Your devices automatically pick between these, but understanding the basics can explain why your laptop works great in the living room and awful in the garage.
Real-Life Examples
- The Kitchen Dead Zone: A family swore their internet died whenever they cooked dinner. Turns out their router was right next to the microwave. Every popcorn cycle nuked their signal. Moved the router six feet away… problem solved.
- The Backyard Black Hole: A client wanted Wi-Fi by the pool. The extender they bought gave them “one bar of hope” but nothing usable. Installed a proper mesh node near the back door, and boom… backyard Wi-Fi strong enough to stream Spotify by the grill.
- The Attic Disaster: Someone thought the attic was the “most central” spot in their house. Except attics are ovens in Florida. Their router overheated constantly. We relocated it, and suddenly they weren’t rebooting it daily.
Mesh vs. Extenders: The Showdown
Let’s make it simple:
- Extender: Like photocopying a photocopy. Works, but gets worse each time.
- Mesh: Like everyone having the original document. Clean, clear, consistent.
If you’re serious about killing dead zones, mesh is worth the upgrade.
The Myth of “More Antennas = More Power”
I know what you’re thinking: “What if I just buy that monster router with six antennas that looks like a crab spaceship?”
Cool toy.
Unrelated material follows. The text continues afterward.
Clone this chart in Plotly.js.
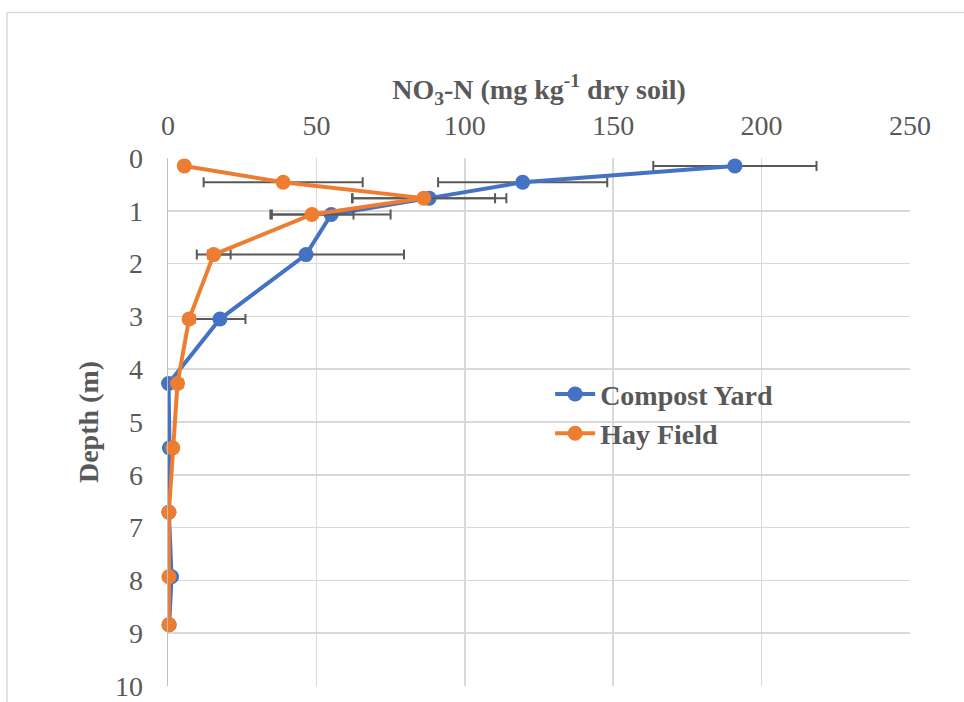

But antennas don’t always equal better coverage. Placement, interference, and environment matter more than raw antenna count.
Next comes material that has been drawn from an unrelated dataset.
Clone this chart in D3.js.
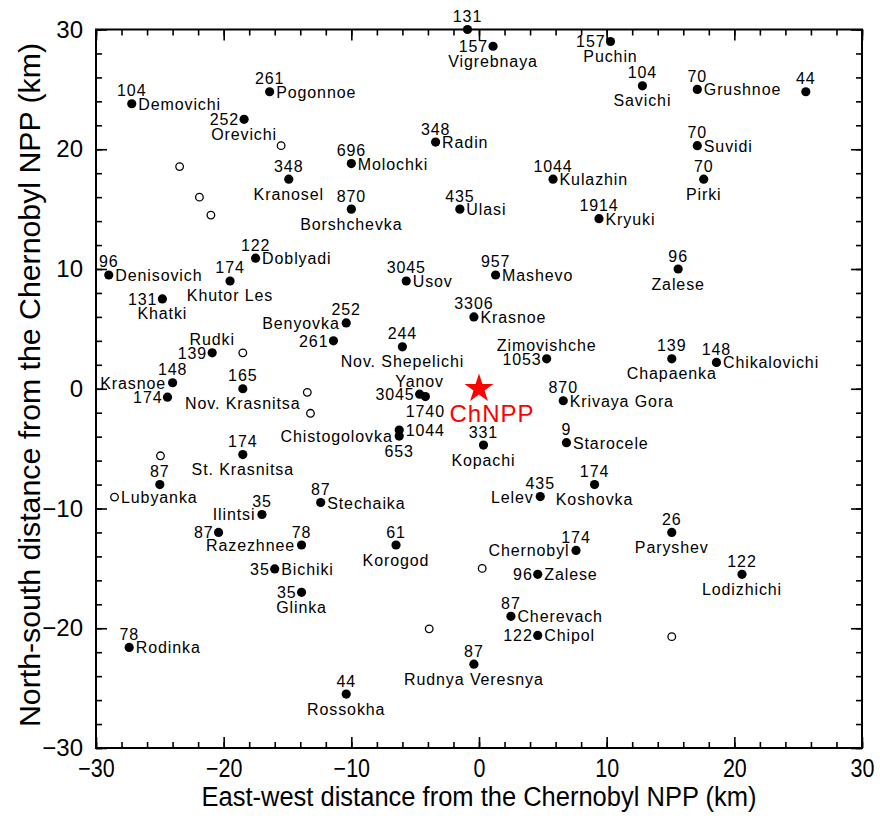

I’ve seen $400 routers perform worse than a $100 mesh kit, simply because the router was stuck behind a TV.
Future-Proofing: Wi-Fi 7 and Beyond
Yes, Wi-Fi 7 is coming. It promises faster speeds, lower latency, and more simultaneous connections. Sounds exciting.
But here’s the secret: for most households, the real bottleneck isn’t Wi-Fi. It’s your ISP speed, your wiring, or the placement of your equipment.
Buying the newest router won’t help if you keep hiding it under your desk.
Mr. Wi-Fi’s Greatest Hits
I’ve been nicknamed Mr. Wi-Fi here in Gainesville, and not without reason.
I’ve done Wi-Fi makeovers where families went from fighting over “the one good corner” in the house to streaming, gaming, and Zooming anywhere they wanted.
One client joked that their kids thought I “installed more internet” in the house. Honestly? That’s not far off.
Quick Tips for Everyday Users
- Restart once in a while. Routers are little computers. They get cranky.
- Name your networks smartly. “HomeWiFi” and “HomeWiFi-5G” is clearer than “NETGEAR123.”
- Limit smart plugs. That $5 Wi-Fi plug from Amazon might be dragging everything down.
- Check your ISP speed. Sometimes it’s not your Wi-Fi at all. Sometimes the internet coming into your house is just slow.
Business Wi-Fi: Same Problems, Bigger Scale
It’s not just homes. Businesses in Gainesville call me too. Offices with dozens of devices, conference rooms that become dead zones, employees fighting over “the good spot.”
The same principles apply.. just multiplied. Centralized routers, strategic mesh placement, and sometimes Ethernet drops for critical workstations.
One law firm I helped had its router stuffed in a file cabinet (yes, seriously). After moving it and adding a mesh system, they went from constant dropped calls to crystal-clear meetings.
Closing Thoughts
Wi-Fi feels complicated because it’s invisible. You can’t see the waves bouncing, scattering, or getting absorbed by your fridge.
But the truth is simple:
- Position matters.
- Mesh beats extenders.
- Ethernet always wins.
- And no, standing on one leg in the hallway won’t fix it.
If your Wi-Fi feels like a daily coin toss, it’s not you. It’s your setup.
And if you’re in Gainesville, I’ve turned Wi-Fi nightmares into dream setups more times than I can count. They don’t call me Mr. Wi-Fi for nothing.